Quine's method makes use of a completely different method using EI(existential instantation), UI(universal instantaiton) ect, with little to no appeal to the method you cite.

I don't know if this is because it is theory of quantification. He doesn't cover proof adise from this.

[Arjen]

Quine speaks of Predicate logic. In predicate logic quantifiers are present: the existential and the universal quantifiers.
Perhaps a new topic would be suited for this discussion? It seem quite offtopic.

[VideCorSpoon]

Arjen is right on the money with his comment. Quine indeed speaks in terms of predicate logic, using universal and existential quantifiers.
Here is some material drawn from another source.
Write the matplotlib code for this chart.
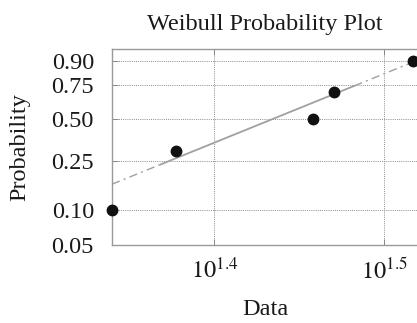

It is sometimes called quantificational logic or whatever have you. It is a more abstract method, like “there exists some x where” or “there exists some x where.” Like propositional but more hypothetical. But still the method here applies to propositional logic.

[Arjen]

If you ask me predicate logic is where the fun begins. I would like to correct Vide by the way. I'm sure he ment to say it, but he made an error in his typing:

Quote:

Originally Posted by VideCorSpoon

It is a more abstract method, like “there exists some x where” or “there exists some x where.” Like propositional but more hypothetical.

The existential quantifier means “there exists some x where” and the universal quantifier means "for al x-es goes". Logic gets a lot more complicated here, but it can also far more accurately say what you want to. In predicate logic I can see the basis of all langues coming into view.

I was meaning to ask you by the way Vide, are you going to do an introduction into Predicate logic as well?